# Saw the strangest thing



## ESOX (Nov 20, 2000)

My wife and I were out, I said" look at that hawk." It was flying erratically over a field of wildflowers. As it came closer it looked really odd. it passed 15' in front of us and off popped its hitchhiker, it had a bird riding
on it's back. We both saw it distinctly. It was a black and white bird, too big to be a chickadee, more like woodpecker size. I have seen birds harassing hawks before, but never riding ones back for a hundred yards.


----------



## finlander (Jan 11, 2007)

Film. Pictures. :bouncy:


----------



## MichiFishy (Sep 17, 2019)

ESOX said:


> My wife and I were out, I said" look at that hawk." It was flying erratically over a field of wildflowers. As it came closer it looked really odd. it passed 15' in front of us and off popped its hitchhiker, it had a bird riding
> on it's back. We both saw it distinctly. It was a black and white bird, too big to be a chickadee, more like woodpecker size. I have seen birds harassing hawks before, but never riding ones back for a hundred yards.

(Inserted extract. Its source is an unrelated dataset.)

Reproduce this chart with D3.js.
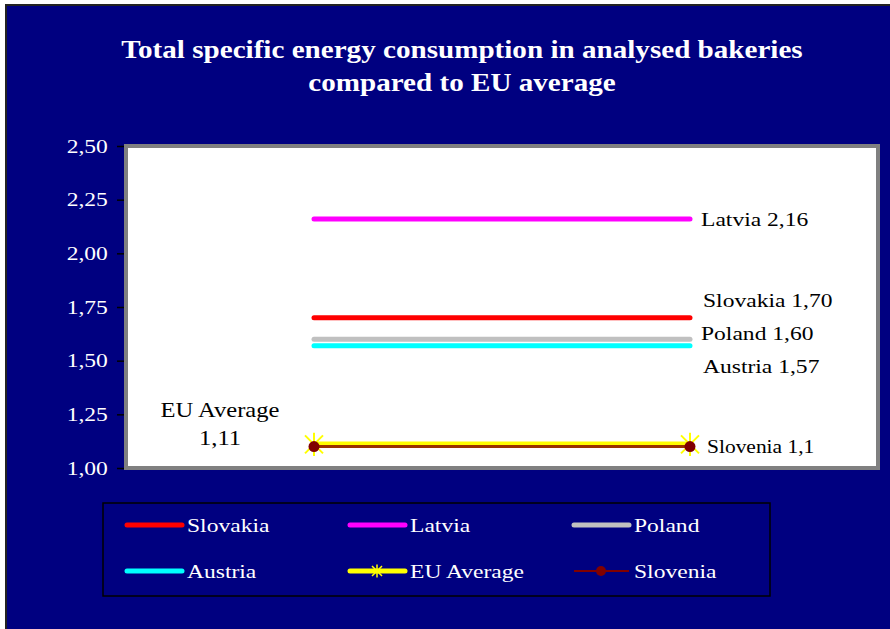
<!DOCTYPE html>
<html>
<head>
<meta charset="utf-8">
<script src="https://cdn.jsdelivr.net/npm/d3@7"></script>
<style>
  body { margin: 0; background: #ffffff; }
  text { font-family: "Liberation Serif", "Times New Roman", serif; }
</style>
</head>
<body>
<div id="chart"></div>
<script>
// --- data ---
const categories = ["A", "B"];
const slovakia = [1.70, 1.70];
const latvia = [2.16, 2.16];
const poland = [1.60, 1.60];
const austria = [1.57, 1.57];
const euAverage = [1.11, 1.11];
const slovenia = [1.10, 1.10];
const yTicks = [1.00, 1.25, 1.50, 1.75, 2.00, 2.25, 2.50];
const titleLines = ["Total specific energy consumption in analysed bakeries", "compared to EU average"];

const series = [
  {name: "Slovakia", values: slovakia, label: "Slovakia 1,70", color: "#ff0000", width: 5, dx: 13, dy: -11, sx: 1.24},
  {name: "Latvia", values: latvia, label: "Latvia 2,16", color: "#ff00ff", width: 5, dx: 11, dy: 7, sx: 1.24},
  {name: "Poland", values: poland, label: "Poland 1,60", color: "#c0c0c0", width: 5, dx: 11, dy: 1, sx: 1.24},
  {name: "Austria", values: austria, label: "Austria 1,57", color: "#00ffff", width: 5, dx: 13, dy: 27, sx: 1.24},
  {name: "EU Average", values: euAverage, label: null, color: "#ffff00", width: 6, marker: "star"},
  {name: "Slovenia", values: slovenia, label: "Slovenia 1,1", color: "#993300", width: 3, marker: "circle", dx: 17, dy: 6, sx: 1.13}
];

const W = 890, H = 629;
const plot = {left: 126, right: 878, top: 146, bottom: 468};
const stretch = 1.24;   // le texte de l'original est étiré horizontalement

// place un texte en (x,y) avec un étirement horizontal
function placeText(sel, x, y, sx) {
  sel.attr("x", 0).attr("y", 0)
    .attr("transform", (d, i) => "translate(" + x(d, i) + "," + y(d, i) + ") scale(" +
      (typeof sx === "function" ? sx(d, i) : sx) + ",1)");
}

const svg = d3.select("#chart").append("svg")
  .attr("width", W).attr("height", H);

// background frame
svg.append("rect")
  .attr("x", 6).attr("y", 5).attr("width", W).attr("height", H)
  .attr("fill", "#000080").attr("stroke", "#222222").attr("stroke-width", 2);

// title
svg.append("g").selectAll("text")
  .data(titleLines)
  .join("text")
  .call(placeText, () => 462, (d, i) => 58 + i * 33, 1.12)
  .attr("text-anchor", "middle")
  .attr("fill", "#ffffff")
  .attr("font-size", 26)
  .attr("font-weight", "bold")
  .text(d => d);

// scales
const xScale = d3.scalePoint().domain(categories).range([plot.left, plot.right]).padding(0.5);
const yScale = d3.scaleLinear().domain([1.0, 2.5]).range([plot.bottom, plot.top]);

// plot area
svg.append("rect")
  .attr("x", plot.left).attr("y", plot.top)
  .attr("width", plot.right - plot.left).attr("height", plot.bottom - plot.top)
  .attr("fill", "#ffffff").attr("stroke", "#808080").attr("stroke-width", 4);

// y axis
const yAxisG = svg.append("g")
  .attr("transform", "translate(" + (plot.left - 2) + ",0)")
  .call(d3.axisLeft(yScale)
    .tickValues(yTicks)
    .tickSize(7)
    .tickPadding(6)
    .tickFormat(d => d3.format(".2f")(d).replace(".", ",")));
yAxisG.select(".domain").remove();
yAxisG.selectAll(".tick line").attr("stroke", "#000000").attr("stroke-width", 1.5);
yAxisG.selectAll(".tick text")
  .attr("fill", "#ffffff")
  .attr("font-size", 19)
  .attr("font-family", "Liberation Serif, serif")
  .attr("transform", "scale(" + stretch + ",1)");

// lines
const line = d3.line()
  .x((d, i) => xScale(categories[i]))
  .y(d => yScale(d));

const starPath = (s) => "M" + (-s) + "," + (-s) + "L" + s + "," + s +
  "M" + (-s) + "," + s + "L" + s + "," + (-s) +
  "M0," + (-s * 1.3) + "L0," + (s * 1.3);

const seriesG = svg.append("g").selectAll("g")
  .data(series)
  .join("g");

seriesG.append("path")
  .attr("d", d => line(d.values))
  .attr("fill", "none")
  .attr("stroke", d => d.color)
  .attr("stroke-width", d => d.width)
  .attr("stroke-linecap", d => d.marker ? "butt" : "round");

seriesG.filter(d => d.marker === "star").selectAll("path.star")
  .data(d => d.values)
  .join("path")
  .attr("class", "star")
  .attr("transform", (v, i) => "translate(" + xScale(categories[i]) + "," + yScale(v) + ")")
  .attr("d", starPath(9))
  .attr("stroke", "#ffff00")
  .attr("stroke-width", 2);

seriesG.filter(d => d.marker === "circle").selectAll("circle")
  .data(d => d.values)
  .join("circle")
  .attr("cx", (v, i) => xScale(categories[i]))
  .attr("cy", v => yScale(v))
  .attr("r", 5.5)
  .attr("fill", "#800000");

// data labels at the last point
seriesG.filter(d => d.label).append("text")
  .call(placeText, d => xScale(categories[1]) + d.dx, d => yScale(d.values[1]) + d.dy, d => d.sx)
  .attr("fill", "#000000")
  .attr("font-size", 19)
  .text(d => d.label);

// EU average label
svg.append("g").selectAll("text")
  .data(["EU Average", "1,11"])
  .join("text")
  .call(placeText, () => 220, (d, i) => yScale(euAverage[0]) - 27 + i * 28, 1.17)
  .attr("text-anchor", "middle")
  .attr("fill", "#000000")
  .attr("font-size", 21)
  .text(d => d);

// legend
const legendBox = {x: 103, y: 503, w: 667, h: 93};
svg.append("rect")
  .attr("x", legendBox.x).attr("y", legendBox.y)
  .attr("width", legendBox.w).attr("height", legendBox.h)
  .attr("fill", "none").attr("stroke", "#000000").attr("stroke-width", 1.5);

const legendCols = [127, 350, 574];
const legendRows = [525, 571];
const legendG = svg.append("g").selectAll("g")
  .data(series)
  .join("g")
  .attr("transform", (d, i) => "translate(" + legendCols[i % 3] + "," + legendRows[Math.floor(i / 3)] + ")");

legendG.append("line")
  .attr("x1", 0).attr("x2", 55).attr("y1", 0).attr("y2", 0)
  .attr("stroke", d => d.name === "Slovenia" ? "#800000" : d.color)
  .attr("stroke-width", d => d.name === "Slovenia" ? 2 : 5)
  .attr("stroke-linecap", d => d.name === "Slovenia" ? "butt" : "round");

legendG.filter(d => d.marker === "star").append("path")
  .attr("transform", "translate(27,0)")
  .attr("d", starPath(5))
  .attr("stroke", "#ffff00")
  .attr("stroke-width", 1.5);

legendG.filter(d => d.marker === "circle").append("circle")
  .attr("cx", 27).attr("cy", 0).attr("r", 5)
  .attr("fill", "#800000");

legendG.append("text")
  .call(placeText, () => 60, () => 7, stretch)
  .attr("fill", "#ffffff")
  .attr("font-size", 19)
  .text(d => d.name);
</script>
</body>
</html>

Pretty cool! I had a similar experience, caught these a few weeks back. There were four Eastern King Birds harassing this hawk. I had never seen birds actually ride a hawk either, only dart in and out taking jabs, but these birds would land on her back and pluck feathers for up to 5-7 seconds. Only difference from your story, is that this bird never showed a single sign that the birds were bugging her, not a flinch.


----------



## TK81 (Mar 28, 2009)

Red Wing blackbirds harass the heck out the hawks around our place. Crows and Starlings to a lesser degree. Never seen one hitch a ride though.


----------



## OH-YEAH!!! (Jun 18, 2009)

They’ll ride the hawks to distract them from their nests. Some birds are finishing raising their 2nd broods for the year. 

Cool sighting.


----------



## Martin Looker (Jul 16, 2015)

I saw a gul do that to an osprey until he got fed up with it.


----------